THE PROBLEM:
Quote every line below exactly and skip any picture.

>> START GIVEN INFORMATION

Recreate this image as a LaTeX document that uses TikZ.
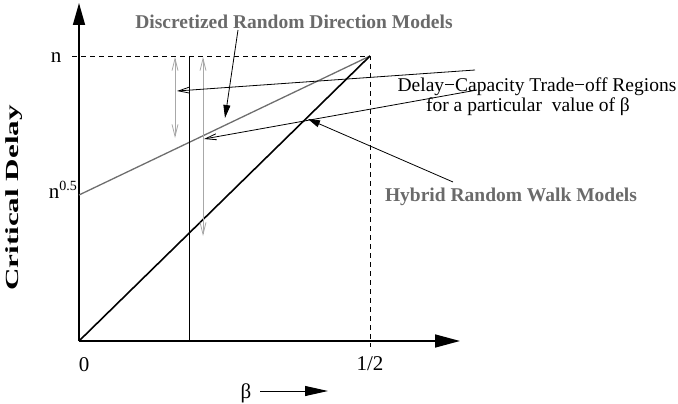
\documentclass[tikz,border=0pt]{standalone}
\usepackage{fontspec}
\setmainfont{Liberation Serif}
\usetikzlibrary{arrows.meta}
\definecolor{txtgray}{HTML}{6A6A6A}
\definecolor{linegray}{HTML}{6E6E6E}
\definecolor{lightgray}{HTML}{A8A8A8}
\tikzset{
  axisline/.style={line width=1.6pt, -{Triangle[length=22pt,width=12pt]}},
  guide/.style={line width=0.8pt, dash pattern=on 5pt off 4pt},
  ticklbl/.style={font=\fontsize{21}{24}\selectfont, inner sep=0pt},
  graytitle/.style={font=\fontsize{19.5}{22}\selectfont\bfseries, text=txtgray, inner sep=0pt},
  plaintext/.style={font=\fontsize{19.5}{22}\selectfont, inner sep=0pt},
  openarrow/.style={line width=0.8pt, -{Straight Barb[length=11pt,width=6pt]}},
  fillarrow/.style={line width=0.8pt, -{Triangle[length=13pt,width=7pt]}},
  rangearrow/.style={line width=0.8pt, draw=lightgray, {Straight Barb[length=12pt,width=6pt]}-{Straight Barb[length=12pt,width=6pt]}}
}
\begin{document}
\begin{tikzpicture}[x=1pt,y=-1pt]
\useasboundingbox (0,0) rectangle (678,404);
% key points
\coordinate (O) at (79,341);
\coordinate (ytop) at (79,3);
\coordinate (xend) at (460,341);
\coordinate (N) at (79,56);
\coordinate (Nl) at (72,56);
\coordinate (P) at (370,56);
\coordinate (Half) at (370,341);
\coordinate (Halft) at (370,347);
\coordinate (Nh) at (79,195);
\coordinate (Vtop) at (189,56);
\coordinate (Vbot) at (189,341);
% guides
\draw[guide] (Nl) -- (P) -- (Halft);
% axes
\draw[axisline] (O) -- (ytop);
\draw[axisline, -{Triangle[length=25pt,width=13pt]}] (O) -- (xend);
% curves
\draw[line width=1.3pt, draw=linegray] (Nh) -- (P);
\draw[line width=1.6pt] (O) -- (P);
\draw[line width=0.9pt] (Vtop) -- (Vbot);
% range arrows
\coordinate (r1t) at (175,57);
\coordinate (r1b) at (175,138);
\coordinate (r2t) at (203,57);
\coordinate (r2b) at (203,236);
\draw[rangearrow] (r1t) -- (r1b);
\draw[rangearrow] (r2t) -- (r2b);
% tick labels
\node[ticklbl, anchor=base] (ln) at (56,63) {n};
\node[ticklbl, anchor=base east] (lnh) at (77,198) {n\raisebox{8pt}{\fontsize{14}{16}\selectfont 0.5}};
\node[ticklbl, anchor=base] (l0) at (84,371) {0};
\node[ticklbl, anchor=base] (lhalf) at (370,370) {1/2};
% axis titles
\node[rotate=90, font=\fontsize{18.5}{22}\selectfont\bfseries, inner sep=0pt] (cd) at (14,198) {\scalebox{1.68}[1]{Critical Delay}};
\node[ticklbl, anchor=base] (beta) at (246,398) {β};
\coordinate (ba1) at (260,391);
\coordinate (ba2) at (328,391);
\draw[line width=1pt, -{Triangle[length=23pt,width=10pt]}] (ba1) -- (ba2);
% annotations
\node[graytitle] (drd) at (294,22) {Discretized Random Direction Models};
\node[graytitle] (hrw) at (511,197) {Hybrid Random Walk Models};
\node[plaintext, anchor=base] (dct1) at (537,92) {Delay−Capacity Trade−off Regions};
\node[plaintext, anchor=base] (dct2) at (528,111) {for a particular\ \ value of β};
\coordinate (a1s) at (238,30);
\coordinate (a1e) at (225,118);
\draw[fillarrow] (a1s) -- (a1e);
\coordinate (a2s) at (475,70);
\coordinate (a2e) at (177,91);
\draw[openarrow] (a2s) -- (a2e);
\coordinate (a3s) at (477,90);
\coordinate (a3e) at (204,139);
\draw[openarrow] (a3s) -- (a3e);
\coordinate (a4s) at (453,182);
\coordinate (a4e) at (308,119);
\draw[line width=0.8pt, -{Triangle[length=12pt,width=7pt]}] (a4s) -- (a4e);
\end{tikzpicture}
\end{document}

>> END GIVEN INFORMATION

ANSWER TO THIS TASK:
Recreate this image as a LaTeX document that uses TikZ.
\documentclass[tikz,border=0pt]{standalone}
\usepackage{fontspec}
\setmainfont{Liberation Serif}
\usetikzlibrary{arrows.meta}
\definecolor{txtgray}{HTML}{6A6A6A}
\definecolor{linegray}{HTML}{6E6E6E}
\definecolor{lightgray}{HTML}{A8A8A8}
\tikzset{
  axisline/.style={line width=1.6pt, -{Triangle[length=22pt,width=12pt]}},
  guide/.style={line width=0.8pt, dash pattern=on 5pt off 4pt},
  ticklbl/.style={font=\fontsize{21}{24}\selectfont, inner sep=0pt},
  graytitle/.style={font=\fontsize{19.5}{22}\selectfont\bfseries, text=txtgray, inner sep=0pt},
  plaintext/.style={font=\fontsize{19.5}{22}\selectfont, inner sep=0pt},
  openarrow/.style={line width=0.8pt, -{Straight Barb[length=11pt,width=6pt]}},
  fillarrow/.style={line width=0.8pt, -{Triangle[length=13pt,width=7pt]}},
  rangearrow/.style={line width=0.8pt, draw=lightgray, {Straight Barb[length=12pt,width=6pt]}-{Straight Barb[length=12pt,width=6pt]}}
}
\begin{document}
\begin{tikzpicture}[x=1pt,y=-1pt]
\useasboundingbox (0,0) rectangle (678,404);
% key points
\coordinate (O) at (79,341);
\coordinate (ytop) at (79,3);
\coordinate (xend) at (460,341);
\coordinate (N) at (79,56);
\coordinate (Nl) at (72,56);
\coordinate (P) at (370,56);
\coordinate (Half) at (370,341);
\coordinate (Halft) at (370,347);
\coordinate (Nh) at (79,195);
\coordinate (Vtop) at (189,56);
\coordinate (Vbot) at (189,341);
% guides
\draw[guide] (Nl) -- (P) -- (Halft);
% axes
\draw[axisline] (O) -- (ytop);
\draw[axisline, -{Triangle[length=25pt,width=13pt]}] (O) -- (xend);
% curves
\draw[line width=1.3pt, draw=linegray] (Nh) -- (P);
\draw[line width=1.6pt] (O) -- (P);
\draw[line width=0.9pt] (Vtop) -- (Vbot);
% range arrows
\coordinate (r1t) at (175,57);
\coordinate (r1b) at (175,138);
\coordinate (r2t) at (203,57);
\coordinate (r2b) at (203,236);
\draw[rangearrow] (r1t) -- (r1b);
\draw[rangearrow] (r2t) -- (r2b);
% tick labels
\node[ticklbl, anchor=base] (ln) at (56,63) {n};
\node[ticklbl, anchor=base east] (lnh) at (77,198) {n\raisebox{8pt}{\fontsize{14}{16}\selectfont 0.5}};
\node[ticklbl, anchor=base] (l0) at (84,371) {0};
\node[ticklbl, anchor=base] (lhalf) at (370,370) {1/2};
% axis titles
\node[rotate=90, font=\fontsize{18.5}{22}\selectfont\bfseries, inner sep=0pt] (cd) at (14,198) {\scalebox{1.68}[1]{Critical Delay}};
\node[ticklbl, anchor=base] (beta) at (246,398) {β};
\coordinate (ba1) at (260,391);
\coordinate (ba2) at (328,391);
\draw[line width=1pt, -{Triangle[length=23pt,width=10pt]}] (ba1) -- (ba2);
% annotations
\node[graytitle] (drd) at (294,22) {Discretized Random Direction Models};
\node[graytitle] (hrw) at (511,197) {Hybrid Random Walk Models};
\node[plaintext, anchor=base] (dct1) at (537,92) {Delay−Capacity Trade−off Regions};
\node[plaintext, anchor=base] (dct2) at (528,111) {for a particular\ \ value of β};
\coordinate (a1s) at (238,30);
\coordinate (a1e) at (225,118);
\draw[fillarrow] (a1s) -- (a1e);
\coordinate (a2s) at (475,70);
\coordinate (a2e) at (177,91);
\draw[openarrow] (a2s) -- (a2e);
\coordinate (a3s) at (477,90);
\coordinate (a3e) at (204,139);
\draw[openarrow] (a3s) -- (a3e);
\coordinate (a4s) at (453,182);
\coordinate (a4e) at (308,119);
\draw[line width=0.8pt, -{Triangle[length=12pt,width=7pt]}] (a4s) -- (a4e);
\end{tikzpicture}
\end{document}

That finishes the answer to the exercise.